Ainsi les phénomènes de désaffiliation ou de rupture radicale dépassent aujourd’hui la sphère individuelle et intime. Ils concernent des groupes entiers et sont devenus une question sociale et politique, par le fait même que les liens sociaux, l’ancrage dans un territoire ou un collectif, sont malmenés voire détruits.
Que faire lorsque le sentiment d’appartenance sociale ou familiale se délite ? La colère est une issue, la rupture en est une autre.
Certains adolescents ou jeunes adultes pris dans le discours religieux fanatique se désaffilient de leur groupe familial et social en s’affiliant à un groupe porteur d’une idéologie désespérée. Ils changent de nom et de prénom. Le changement de prénom est la marque d’une désaffiliation radicale, d’un refus de transmission. Il porte sur ce qu’il y a de plus signifiant dans l’arrivée au monde d’un enfant : un prénom choisit par les parents qui l’insère ainsi dans le monde parlé des humains.

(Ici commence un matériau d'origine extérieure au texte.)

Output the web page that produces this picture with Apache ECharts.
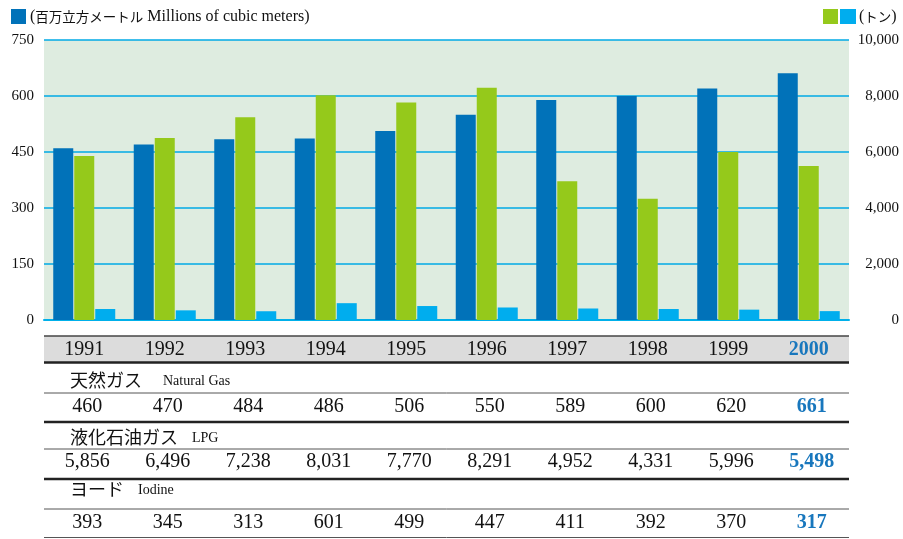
<!DOCTYPE html>
<html>
<head>
<meta charset="utf-8">
<script src="https://cdn.jsdelivr.net/npm/echarts@6/dist/echarts.min.js"></script>
<style>
    html, body { margin: 0; padding: 0; background: #fff; }
    #main { width: 903px; height: 539px; }
</style>
</head>
<body>
<div id="main"></div>
<script>
var years = ['1991', '1992', '1993', '1994', '1995', '1996', '1997', '1998', '1999', '2000'];
var naturalGas = [460, 470, 484, 486, 506, 550, 589, 600, 620, 661];
var lpg = [5856, 6496, 7238, 8031, 7770, 8291, 4952, 4331, 5996, 5498];
var iodine = [393, 345, 313, 601, 499, 447, 411, 392, 370, 317];
var leftTicks = [0, 150, 300, 450, 600, 750];
var rightTicks = [0, 2000, 4000, 6000, 8000, 10000];
var rowLabels = [
    ['天然ガス', 'Natural Gas'],
    ['液化石油ガス', 'LPG'],
    ['ヨード', 'Iodine']
];

var SERIF = '"Liberation Serif", "DejaVu Serif", serif';
var SANS = '"Noto Sans CJK JP", "Noto Sans", sans-serif';
var C_GAS = '#0172b9', C_LPG = '#95c91b', C_IOD = '#00adee', C_HI = '#1877bd';

var gridLeft = 44, gridRight = 54, gridTop = 40, gridBottom = 219;
var chart = echarts.init(document.getElementById('main'));

function fmt(v) {
    return v.toLocaleString('en-US');
}

var option = {
    animation: false,
    grid: {
        left: gridLeft, right: gridRight, top: gridTop, bottom: gridBottom,
        show: true, backgroundColor: '#deece0', borderWidth: 0
    },
    xAxis: {
        type: 'category',
        data: years,
        axisLine: { show: true, lineStyle: { color: '#00b0ea', width: 2 } },
        axisTick: { show: false },
        axisLabel: { show: false }
    },
    yAxis: [
        {
            type: 'value',
            min: leftTicks[0], max: leftTicks[leftTicks.length - 1], interval: 150,
            axisLine: { show: false },
            axisTick: { show: false },
            axisLabel: { margin: 10, color: '#111', fontFamily: SERIF, fontSize: 15 },
            splitLine: { lineStyle: { color: '#00aae6', width: 1.5 } }
        },
        {
            type: 'value',
            min: rightTicks[0], max: rightTicks[rightTicks.length - 1], interval: 2000,
            axisLine: { show: false },
            axisTick: { show: false },
            axisLabel: {
                margin: 50, align: 'right', color: '#111', fontFamily: SERIF, fontSize: 15,
                formatter: function (v) { return fmt(v); }
            },
            splitLine: { show: false }
        }
    ],
    series: [
        { name: '天然ガス', type: 'bar', yAxisIndex: 0, data: naturalGas, barWidth: 20, barGap: '5%', itemStyle: { color: C_GAS } },
        { name: '液化石油ガス', type: 'bar', yAxisIndex: 1, data: lpg, barWidth: 20, barGap: '5%', itemStyle: { color: C_LPG } },
        { name: 'ヨード', type: 'bar', yAxisIndex: 1, data: iodine, barWidth: 20, barGap: '5%', itemStyle: { color: C_IOD } }
    ]
};
chart.setOption(option);

// 表とレジェンドを graphic で描く
var x0 = gridLeft, x1 = 903 - gridRight;
var g = [];

function hline(y, w, color) {
    g.push({ type: 'line', shape: { x1: x0, y1: y, x2: x1, y2: y }, style: { stroke: color || '#333', lineWidth: w }, z: 10 });
}
function txt(x, y, text, font, color, align, weight) {
    g.push({
        type: 'text', x: x, y: y, z: 11,
        style: {
            text: text, fill: color || '#111', font: (weight || 'normal') + ' ' + font,
            align: align || 'center', verticalAlign: 'middle'
        }
    });
}

// legend
g.push({ type: 'rect', shape: { x: 11, y: 9, width: 15, height: 15 }, style: { fill: C_GAS } });
g.push({
    type: 'text', x: 30, y: 17,
    style: {
        text: '{a|(}{j|百万立方メートル}{e| Millions of cubic meters)}', verticalAlign: 'middle',
        rich: {
            a: { fontFamily: SERIF, fontSize: 16, fill: '#111' },
            j: { fontFamily: SANS, fontSize: 13.5, fill: '#111' },
            e: { fontFamily: SERIF, fontSize: 16, fill: '#111' }
        }
    }
});
g.push({ type: 'rect', shape: { x: 823, y: 9, width: 15, height: 15 }, style: { fill: C_LPG } });
g.push({ type: 'rect', shape: { x: 840, y: 9, width: 16, height: 15 }, style: { fill: C_IOD } });
g.push({
    type: 'text', x: 859, y: 17,
    style: {
        text: '{a|(}{j|トン}{a|)}', verticalAlign: 'middle',
        rich: {
            a: { fontFamily: SERIF, fontSize: 16, fill: '#111' },
            j: { fontFamily: SANS, fontSize: 13.5, fill: '#111' }
        }
    }
});

// year row
g.push({ type: 'rect', shape: { x: x0, y: 336, width: x1 - x0, height: 26 }, style: { fill: '#dcdcdc' }, z: 9 });
hline(336, 1.5, '#444');
hline(362.5, 2.5, '#222');
hline(393, 1, '#555');
hline(422, 2.5, '#222');
hline(449, 1, '#555');
hline(479, 2.5, '#222');
hline(509, 1, '#555');
hline(537.5, 1, '#555');

var labelY = [380, 437, 489];
var valueY = [407, 462, 523];
var valueRows = [naturalGas, lpg, iodine];
var enX = [163, 192, 138];

for (var r = 0; r < rowLabels.length; r++) {
    txt(70, labelY[r], rowLabels[r][0], '18px ' + SANS, '#111', 'left');
    txt(enX[r], labelY[r] + 1, rowLabels[r][1], '14px ' + SERIF, '#111', 'left');
}

for (var i = 0; i < years.length; i++) {
    var cx = chart.convertToPixel({ xAxisIndex: 0 }, years[i]);
    var last = i === years.length - 1;
    txt(cx, 350, years[i], '20px ' + SERIF, last ? C_HI : '#111', 'center', last ? 'bold' : 'normal');
    for (var k = 0; k < valueRows.length; k++) {
        txt(cx + 3, valueY[k], fmt(valueRows[k][i]), '20px ' + SERIF, last ? C_HI : '#111', 'center', last ? 'bold' : 'normal');
    }
}

chart.setOption({ graphic: g });
</script>
</body>
</html>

Sans procéder à une désaffiliation aussi radicale, nous cherchons tout au long de notre vie, à trouver de nouvelles affiliations en correspondance avec notre identité singulière, ces choix venant conforter le sentiment d’exister. Ces affiliations sont essentielles à notre besoin d’être avec les autres. Elles participent de notre construction psychique qui s’élabore dans un incessant va et vient entre l’intérieur et l’extérieur de nous-mêmes. Nous avons toujours besoin du regard des autres. Il faut apprendre avec le temps à ne pas s’y aliéner tout entier et apprendre également avec humilité que sans les autres nous perdrions notre sentiment d’existence.
Béatrice Dulck et Marie-pierre Sicard Devillard
[1] Sigmund Freud – L’interprétation des rêves – PUF – Rêve numéro 172 (Le désir d’aller à Rome)
[2] Sigmund Freud – L’homme Moïse et le monothéisme – Gallimard – Coll.Idées
[3] Didier Eribon – Retour à Reims – Flammarion – collection Champs
[4] Nicolas Mathieu – Leurs enfants après eux – Actes Sud – Prix Goncourt 2018
François LACOSTE
On peut donc lire le destin d’un individu comme l’histoire de ses affiliations.
Dans le cas des artistes – et pour celui que je connais le mieux, Rimbaud – l’oeuvre dit clairement cette histoire.
On pourrait d’ailleurs changer de perspective et considérer l’oeuvre du point de vue des désaffiliations.
Cela revient au même : pour qu’il y ait rupture, il faut auparavant qu’il y ait eu attachement.